Task instructions
Take each line that has the word "this" and return it.

Data supplied
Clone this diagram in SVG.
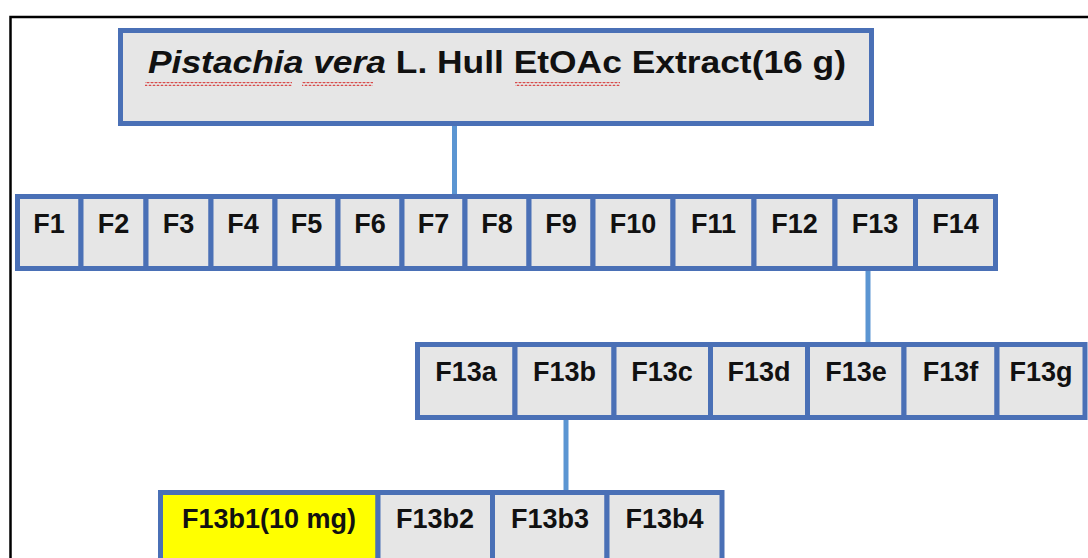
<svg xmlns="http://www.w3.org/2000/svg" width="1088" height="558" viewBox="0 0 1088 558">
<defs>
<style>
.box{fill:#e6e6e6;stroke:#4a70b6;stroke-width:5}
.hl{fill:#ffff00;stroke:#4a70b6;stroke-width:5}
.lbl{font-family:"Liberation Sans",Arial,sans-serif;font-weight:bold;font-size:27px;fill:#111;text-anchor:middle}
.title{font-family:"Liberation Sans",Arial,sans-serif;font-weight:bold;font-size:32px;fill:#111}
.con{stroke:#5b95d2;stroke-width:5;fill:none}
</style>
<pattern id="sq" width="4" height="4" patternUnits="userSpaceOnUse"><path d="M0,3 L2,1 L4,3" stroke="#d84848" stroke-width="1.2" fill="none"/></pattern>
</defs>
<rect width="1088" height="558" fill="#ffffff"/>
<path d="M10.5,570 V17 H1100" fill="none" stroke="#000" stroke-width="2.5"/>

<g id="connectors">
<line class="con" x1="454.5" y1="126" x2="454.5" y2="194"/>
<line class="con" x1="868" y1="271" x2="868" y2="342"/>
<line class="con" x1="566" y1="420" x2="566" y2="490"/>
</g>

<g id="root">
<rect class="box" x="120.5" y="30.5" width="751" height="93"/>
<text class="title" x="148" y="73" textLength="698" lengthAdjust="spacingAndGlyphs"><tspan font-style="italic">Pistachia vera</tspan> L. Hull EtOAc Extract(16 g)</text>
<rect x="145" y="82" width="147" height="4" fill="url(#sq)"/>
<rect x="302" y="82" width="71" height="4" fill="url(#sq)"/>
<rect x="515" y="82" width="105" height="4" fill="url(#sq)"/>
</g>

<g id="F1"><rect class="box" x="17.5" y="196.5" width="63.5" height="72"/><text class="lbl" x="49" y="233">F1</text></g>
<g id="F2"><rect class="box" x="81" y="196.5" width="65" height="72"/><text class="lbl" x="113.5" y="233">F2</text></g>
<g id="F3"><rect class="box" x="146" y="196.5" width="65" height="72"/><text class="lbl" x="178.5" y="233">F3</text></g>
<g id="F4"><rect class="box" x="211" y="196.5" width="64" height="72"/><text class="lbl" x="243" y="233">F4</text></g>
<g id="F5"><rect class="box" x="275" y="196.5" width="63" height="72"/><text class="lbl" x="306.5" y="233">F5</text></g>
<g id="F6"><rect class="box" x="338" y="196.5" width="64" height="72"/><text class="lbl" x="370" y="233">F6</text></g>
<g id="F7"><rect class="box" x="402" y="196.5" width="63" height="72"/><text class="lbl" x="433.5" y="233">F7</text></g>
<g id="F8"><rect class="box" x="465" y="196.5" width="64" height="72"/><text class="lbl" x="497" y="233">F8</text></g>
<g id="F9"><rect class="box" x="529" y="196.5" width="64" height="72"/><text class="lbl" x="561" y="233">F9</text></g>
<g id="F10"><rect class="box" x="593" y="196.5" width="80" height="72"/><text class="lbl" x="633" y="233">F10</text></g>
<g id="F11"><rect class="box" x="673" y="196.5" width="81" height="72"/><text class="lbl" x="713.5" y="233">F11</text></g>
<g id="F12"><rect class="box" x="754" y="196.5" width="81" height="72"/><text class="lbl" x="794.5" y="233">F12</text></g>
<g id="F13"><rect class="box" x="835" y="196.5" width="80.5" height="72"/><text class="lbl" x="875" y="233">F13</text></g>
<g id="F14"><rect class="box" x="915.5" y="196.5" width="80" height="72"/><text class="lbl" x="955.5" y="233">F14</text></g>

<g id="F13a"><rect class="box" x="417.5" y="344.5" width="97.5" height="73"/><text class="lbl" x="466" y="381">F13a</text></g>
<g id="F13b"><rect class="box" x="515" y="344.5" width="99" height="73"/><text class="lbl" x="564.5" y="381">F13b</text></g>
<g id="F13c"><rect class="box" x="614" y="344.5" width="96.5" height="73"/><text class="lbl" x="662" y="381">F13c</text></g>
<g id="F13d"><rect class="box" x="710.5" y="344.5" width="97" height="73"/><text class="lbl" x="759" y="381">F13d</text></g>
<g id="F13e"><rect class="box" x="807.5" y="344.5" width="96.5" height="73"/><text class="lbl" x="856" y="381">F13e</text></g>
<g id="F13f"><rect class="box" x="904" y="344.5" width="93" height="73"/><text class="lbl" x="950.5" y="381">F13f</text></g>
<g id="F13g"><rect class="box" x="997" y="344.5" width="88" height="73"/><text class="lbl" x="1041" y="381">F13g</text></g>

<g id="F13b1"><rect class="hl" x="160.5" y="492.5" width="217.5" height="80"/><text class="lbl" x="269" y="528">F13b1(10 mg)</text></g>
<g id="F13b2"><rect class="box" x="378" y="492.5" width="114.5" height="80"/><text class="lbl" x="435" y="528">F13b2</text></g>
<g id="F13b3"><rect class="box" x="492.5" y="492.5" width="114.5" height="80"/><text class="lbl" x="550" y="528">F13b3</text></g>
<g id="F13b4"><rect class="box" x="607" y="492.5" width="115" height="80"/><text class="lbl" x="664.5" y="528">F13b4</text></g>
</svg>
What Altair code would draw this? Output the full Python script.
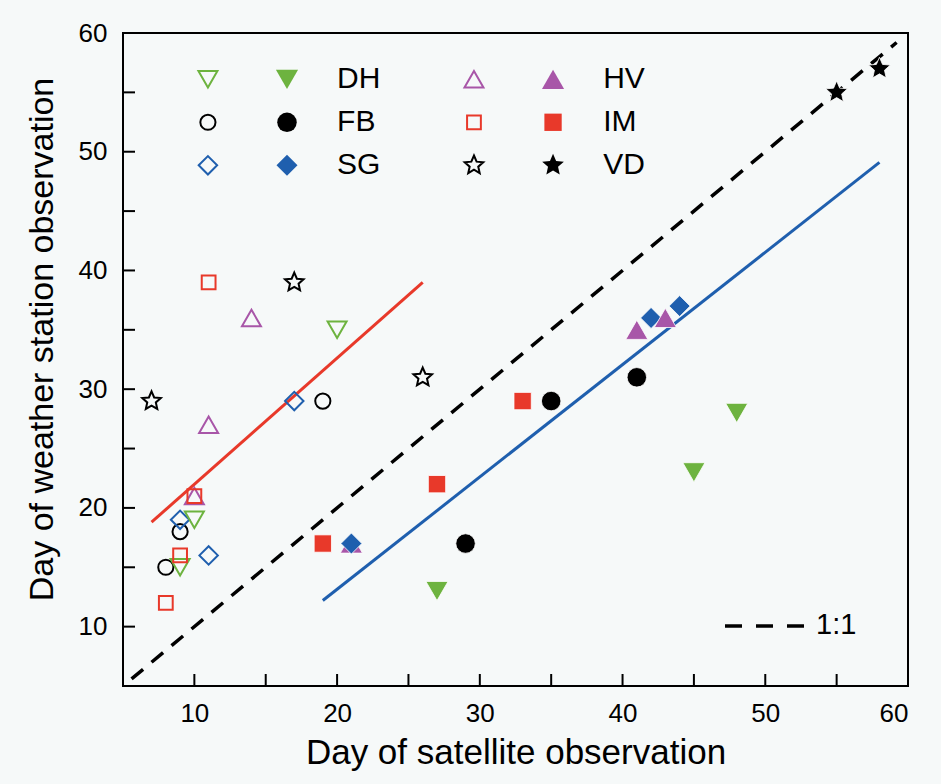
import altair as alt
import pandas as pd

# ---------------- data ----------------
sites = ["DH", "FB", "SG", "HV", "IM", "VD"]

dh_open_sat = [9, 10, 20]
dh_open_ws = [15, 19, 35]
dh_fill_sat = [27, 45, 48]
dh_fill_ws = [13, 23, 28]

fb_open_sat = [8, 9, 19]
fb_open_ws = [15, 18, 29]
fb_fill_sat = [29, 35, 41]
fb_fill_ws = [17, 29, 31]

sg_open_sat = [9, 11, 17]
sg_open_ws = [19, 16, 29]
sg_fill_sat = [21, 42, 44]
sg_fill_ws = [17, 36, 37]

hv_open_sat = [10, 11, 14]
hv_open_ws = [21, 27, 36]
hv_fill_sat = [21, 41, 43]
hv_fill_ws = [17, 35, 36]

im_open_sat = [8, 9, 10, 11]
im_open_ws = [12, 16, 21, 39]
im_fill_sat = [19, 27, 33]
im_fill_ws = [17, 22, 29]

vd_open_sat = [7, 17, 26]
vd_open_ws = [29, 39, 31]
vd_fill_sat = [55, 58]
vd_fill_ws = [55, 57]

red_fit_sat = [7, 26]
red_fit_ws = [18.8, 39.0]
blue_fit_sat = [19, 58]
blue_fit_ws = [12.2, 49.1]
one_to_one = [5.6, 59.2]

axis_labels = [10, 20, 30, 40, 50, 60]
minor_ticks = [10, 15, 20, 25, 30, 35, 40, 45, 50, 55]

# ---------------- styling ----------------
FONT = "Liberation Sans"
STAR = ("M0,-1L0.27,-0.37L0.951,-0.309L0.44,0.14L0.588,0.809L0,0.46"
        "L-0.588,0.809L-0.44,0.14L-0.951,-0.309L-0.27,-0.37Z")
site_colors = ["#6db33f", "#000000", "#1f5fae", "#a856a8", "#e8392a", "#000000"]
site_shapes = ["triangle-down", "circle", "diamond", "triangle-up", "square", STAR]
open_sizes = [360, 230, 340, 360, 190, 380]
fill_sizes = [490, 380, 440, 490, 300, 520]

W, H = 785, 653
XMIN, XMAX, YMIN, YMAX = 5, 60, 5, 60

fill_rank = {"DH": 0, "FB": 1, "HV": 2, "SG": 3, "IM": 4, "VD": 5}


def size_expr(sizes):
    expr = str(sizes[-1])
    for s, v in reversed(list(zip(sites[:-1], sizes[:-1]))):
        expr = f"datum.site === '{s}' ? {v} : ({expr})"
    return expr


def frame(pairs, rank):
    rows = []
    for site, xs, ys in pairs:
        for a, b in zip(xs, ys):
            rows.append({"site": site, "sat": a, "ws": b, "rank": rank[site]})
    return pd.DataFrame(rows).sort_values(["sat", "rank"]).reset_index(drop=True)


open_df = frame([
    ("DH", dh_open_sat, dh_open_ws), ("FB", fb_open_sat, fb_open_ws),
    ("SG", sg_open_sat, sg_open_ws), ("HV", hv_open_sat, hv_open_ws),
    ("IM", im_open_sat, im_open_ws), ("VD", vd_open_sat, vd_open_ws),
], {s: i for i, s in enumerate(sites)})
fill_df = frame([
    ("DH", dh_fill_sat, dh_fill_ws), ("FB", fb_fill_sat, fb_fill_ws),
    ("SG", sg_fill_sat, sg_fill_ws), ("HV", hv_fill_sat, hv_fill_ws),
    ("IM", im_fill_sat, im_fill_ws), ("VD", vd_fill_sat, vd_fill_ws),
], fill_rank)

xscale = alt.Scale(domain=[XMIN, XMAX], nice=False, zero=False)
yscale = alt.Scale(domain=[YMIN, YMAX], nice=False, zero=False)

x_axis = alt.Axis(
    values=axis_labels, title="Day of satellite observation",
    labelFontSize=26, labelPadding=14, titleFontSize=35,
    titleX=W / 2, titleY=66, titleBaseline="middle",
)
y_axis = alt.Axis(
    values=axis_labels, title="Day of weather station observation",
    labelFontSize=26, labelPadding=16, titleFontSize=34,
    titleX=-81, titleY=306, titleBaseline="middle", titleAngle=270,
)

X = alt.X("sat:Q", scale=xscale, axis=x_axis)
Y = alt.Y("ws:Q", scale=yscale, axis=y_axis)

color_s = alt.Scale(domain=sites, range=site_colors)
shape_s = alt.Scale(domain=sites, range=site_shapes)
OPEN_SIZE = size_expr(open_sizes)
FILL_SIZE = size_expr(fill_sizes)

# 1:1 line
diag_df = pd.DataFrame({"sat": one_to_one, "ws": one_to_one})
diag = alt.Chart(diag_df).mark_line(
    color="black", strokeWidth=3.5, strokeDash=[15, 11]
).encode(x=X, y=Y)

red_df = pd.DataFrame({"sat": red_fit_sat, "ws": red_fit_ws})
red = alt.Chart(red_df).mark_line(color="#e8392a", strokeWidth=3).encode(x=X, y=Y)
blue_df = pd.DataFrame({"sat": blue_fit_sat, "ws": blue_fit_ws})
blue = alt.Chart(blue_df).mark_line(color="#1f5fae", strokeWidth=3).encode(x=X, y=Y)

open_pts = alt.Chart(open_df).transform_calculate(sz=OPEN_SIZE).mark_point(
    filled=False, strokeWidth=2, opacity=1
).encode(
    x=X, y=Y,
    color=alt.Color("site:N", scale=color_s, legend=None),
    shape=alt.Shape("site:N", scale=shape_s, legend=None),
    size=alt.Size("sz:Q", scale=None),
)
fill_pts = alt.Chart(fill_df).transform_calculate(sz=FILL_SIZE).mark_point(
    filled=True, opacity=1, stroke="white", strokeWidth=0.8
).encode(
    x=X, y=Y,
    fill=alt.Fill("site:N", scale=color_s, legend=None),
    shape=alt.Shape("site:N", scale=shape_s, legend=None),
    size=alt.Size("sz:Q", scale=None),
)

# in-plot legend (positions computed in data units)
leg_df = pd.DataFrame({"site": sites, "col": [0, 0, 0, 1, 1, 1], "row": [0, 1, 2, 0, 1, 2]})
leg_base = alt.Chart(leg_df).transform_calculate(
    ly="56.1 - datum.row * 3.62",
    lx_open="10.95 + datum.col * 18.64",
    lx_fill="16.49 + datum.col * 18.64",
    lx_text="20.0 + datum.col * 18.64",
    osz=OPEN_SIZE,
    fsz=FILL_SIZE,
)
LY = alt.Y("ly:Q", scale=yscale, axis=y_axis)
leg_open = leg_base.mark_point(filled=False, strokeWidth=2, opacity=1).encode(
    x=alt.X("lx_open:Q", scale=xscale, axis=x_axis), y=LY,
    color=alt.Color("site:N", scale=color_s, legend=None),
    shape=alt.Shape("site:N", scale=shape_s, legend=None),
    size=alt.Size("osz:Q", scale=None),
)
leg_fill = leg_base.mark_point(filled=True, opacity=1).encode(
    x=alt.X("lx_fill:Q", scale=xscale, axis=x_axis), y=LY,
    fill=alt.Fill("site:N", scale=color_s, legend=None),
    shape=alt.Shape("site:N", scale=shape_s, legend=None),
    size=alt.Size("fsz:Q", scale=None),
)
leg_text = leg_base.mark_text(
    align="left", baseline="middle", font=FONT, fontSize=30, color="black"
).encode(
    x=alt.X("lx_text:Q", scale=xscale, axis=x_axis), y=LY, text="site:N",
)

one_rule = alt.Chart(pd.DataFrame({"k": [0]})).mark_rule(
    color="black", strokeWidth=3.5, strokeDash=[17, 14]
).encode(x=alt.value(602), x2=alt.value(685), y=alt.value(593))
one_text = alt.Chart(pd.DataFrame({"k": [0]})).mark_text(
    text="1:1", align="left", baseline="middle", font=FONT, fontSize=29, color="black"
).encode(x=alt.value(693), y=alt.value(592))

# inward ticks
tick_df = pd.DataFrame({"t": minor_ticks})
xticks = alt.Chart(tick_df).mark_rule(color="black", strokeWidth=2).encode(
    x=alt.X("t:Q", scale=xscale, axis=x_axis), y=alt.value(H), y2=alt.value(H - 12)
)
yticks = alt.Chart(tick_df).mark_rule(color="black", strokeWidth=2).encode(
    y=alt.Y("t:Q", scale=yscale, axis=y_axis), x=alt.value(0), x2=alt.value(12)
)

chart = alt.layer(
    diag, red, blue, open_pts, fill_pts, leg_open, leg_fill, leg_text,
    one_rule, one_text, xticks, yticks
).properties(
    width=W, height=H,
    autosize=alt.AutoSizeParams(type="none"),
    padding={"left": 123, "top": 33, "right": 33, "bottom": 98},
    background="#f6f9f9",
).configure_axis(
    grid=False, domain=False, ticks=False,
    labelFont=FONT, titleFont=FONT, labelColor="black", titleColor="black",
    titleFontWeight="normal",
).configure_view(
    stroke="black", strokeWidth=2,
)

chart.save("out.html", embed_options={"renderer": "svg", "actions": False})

Final result
Clone this diagram in SVG.
What Altair code would draw this? Output the full Python script.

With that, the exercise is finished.